::: Available data

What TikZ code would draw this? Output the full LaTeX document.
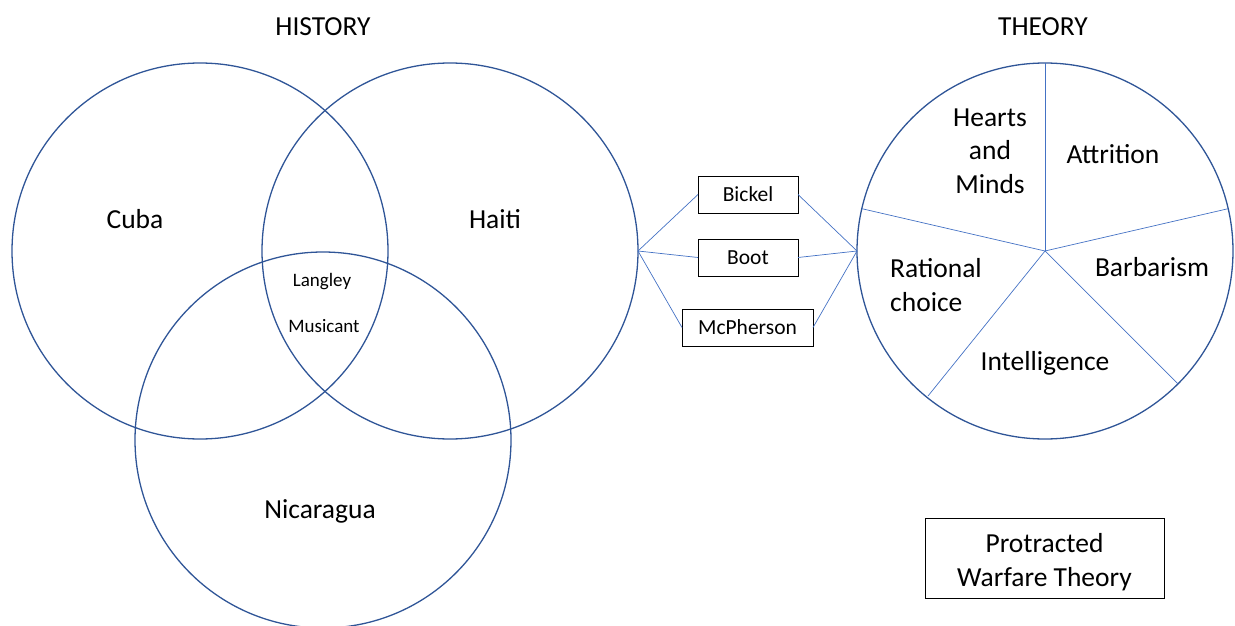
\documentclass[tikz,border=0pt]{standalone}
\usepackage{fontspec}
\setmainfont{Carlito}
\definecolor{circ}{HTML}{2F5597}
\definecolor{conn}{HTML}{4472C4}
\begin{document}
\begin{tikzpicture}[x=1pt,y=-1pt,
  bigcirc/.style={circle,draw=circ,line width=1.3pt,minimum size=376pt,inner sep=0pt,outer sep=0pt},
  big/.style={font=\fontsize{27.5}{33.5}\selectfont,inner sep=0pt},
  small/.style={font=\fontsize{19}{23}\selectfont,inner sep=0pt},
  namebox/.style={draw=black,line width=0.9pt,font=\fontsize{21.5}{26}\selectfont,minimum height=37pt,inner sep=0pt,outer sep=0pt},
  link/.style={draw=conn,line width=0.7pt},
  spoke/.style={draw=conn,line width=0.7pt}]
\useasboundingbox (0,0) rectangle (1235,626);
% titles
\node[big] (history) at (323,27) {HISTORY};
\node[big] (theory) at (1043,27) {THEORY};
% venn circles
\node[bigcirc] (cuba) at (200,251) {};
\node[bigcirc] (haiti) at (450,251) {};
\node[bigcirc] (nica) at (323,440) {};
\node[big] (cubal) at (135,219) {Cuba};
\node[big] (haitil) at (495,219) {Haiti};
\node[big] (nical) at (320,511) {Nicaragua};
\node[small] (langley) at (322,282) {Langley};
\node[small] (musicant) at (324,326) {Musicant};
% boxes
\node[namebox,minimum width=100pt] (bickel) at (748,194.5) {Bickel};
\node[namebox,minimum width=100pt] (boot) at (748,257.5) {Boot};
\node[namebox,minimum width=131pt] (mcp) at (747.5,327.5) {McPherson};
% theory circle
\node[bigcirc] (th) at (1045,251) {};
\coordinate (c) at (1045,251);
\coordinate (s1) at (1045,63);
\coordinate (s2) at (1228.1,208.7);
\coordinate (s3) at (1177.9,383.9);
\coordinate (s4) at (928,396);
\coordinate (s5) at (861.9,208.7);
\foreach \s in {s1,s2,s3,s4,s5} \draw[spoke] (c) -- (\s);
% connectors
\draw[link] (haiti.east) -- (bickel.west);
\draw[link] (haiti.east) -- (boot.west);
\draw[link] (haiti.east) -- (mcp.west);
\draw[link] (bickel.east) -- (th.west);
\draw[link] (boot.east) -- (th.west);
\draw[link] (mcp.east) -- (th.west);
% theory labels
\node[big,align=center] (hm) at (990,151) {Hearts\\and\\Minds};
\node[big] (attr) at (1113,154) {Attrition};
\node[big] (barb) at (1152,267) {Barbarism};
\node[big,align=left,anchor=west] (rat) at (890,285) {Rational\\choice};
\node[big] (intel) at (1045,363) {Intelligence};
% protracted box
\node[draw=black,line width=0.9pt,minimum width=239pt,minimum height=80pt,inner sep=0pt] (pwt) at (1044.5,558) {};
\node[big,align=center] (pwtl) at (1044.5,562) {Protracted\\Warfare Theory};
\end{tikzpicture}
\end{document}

::::::

▶ [Your objective]
Restate the listing above word for word, and skip the pictures.

▶ [Reply]
What TikZ code would draw this? Output the full LaTeX document.
\documentclass[tikz,border=0pt]{standalone}
\usepackage{fontspec}
\setmainfont{Carlito}
\definecolor{circ}{HTML}{2F5597}
\definecolor{conn}{HTML}{4472C4}
\begin{document}
\begin{tikzpicture}[x=1pt,y=-1pt,
  bigcirc/.style={circle,draw=circ,line width=1.3pt,minimum size=376pt,inner sep=0pt,outer sep=0pt},
  big/.style={font=\fontsize{27.5}{33.5}\selectfont,inner sep=0pt},
  small/.style={font=\fontsize{19}{23}\selectfont,inner sep=0pt},
  namebox/.style={draw=black,line width=0.9pt,font=\fontsize{21.5}{26}\selectfont,minimum height=37pt,inner sep=0pt,outer sep=0pt},
  link/.style={draw=conn,line width=0.7pt},
  spoke/.style={draw=conn,line width=0.7pt}]
\useasboundingbox (0,0) rectangle (1235,626);
% titles
\node[big] (history) at (323,27) {HISTORY};
\node[big] (theory) at (1043,27) {THEORY};
% venn circles
\node[bigcirc] (cuba) at (200,251) {};
\node[bigcirc] (haiti) at (450,251) {};
\node[bigcirc] (nica) at (323,440) {};
\node[big] (cubal) at (135,219) {Cuba};
\node[big] (haitil) at (495,219) {Haiti};
\node[big] (nical) at (320,511) {Nicaragua};
\node[small] (langley) at (322,282) {Langley};
\node[small] (musicant) at (324,326) {Musicant};
% boxes
\node[namebox,minimum width=100pt] (bickel) at (748,194.5) {Bickel};
\node[namebox,minimum width=100pt] (boot) at (748,257.5) {Boot};
\node[namebox,minimum width=131pt] (mcp) at (747.5,327.5) {McPherson};
% theory circle
\node[bigcirc] (th) at (1045,251) {};
\coordinate (c) at (1045,251);
\coordinate (s1) at (1045,63);
\coordinate (s2) at (1228.1,208.7);
\coordinate (s3) at (1177.9,383.9);
\coordinate (s4) at (928,396);
\coordinate (s5) at (861.9,208.7);
\foreach \s in {s1,s2,s3,s4,s5} \draw[spoke] (c) -- (\s);
% connectors
\draw[link] (haiti.east) -- (bickel.west);
\draw[link] (haiti.east) -- (boot.west);
\draw[link] (haiti.east) -- (mcp.west);
\draw[link] (bickel.east) -- (th.west);
\draw[link] (boot.east) -- (th.west);
\draw[link] (mcp.east) -- (th.west);
% theory labels
\node[big,align=center] (hm) at (990,151) {Hearts\\and\\Minds};
\node[big] (attr) at (1113,154) {Attrition};
\node[big] (barb) at (1152,267) {Barbarism};
\node[big,align=left,anchor=west] (rat) at (890,285) {Rational\\choice};
\node[big] (intel) at (1045,363) {Intelligence};
% protracted box
\node[draw=black,line width=0.9pt,minimum width=239pt,minimum height=80pt,inner sep=0pt] (pwt) at (1044.5,558) {};
\node[big,align=center] (pwtl) at (1044.5,562) {Protracted\\Warfare Theory};
\end{tikzpicture}
\end{document}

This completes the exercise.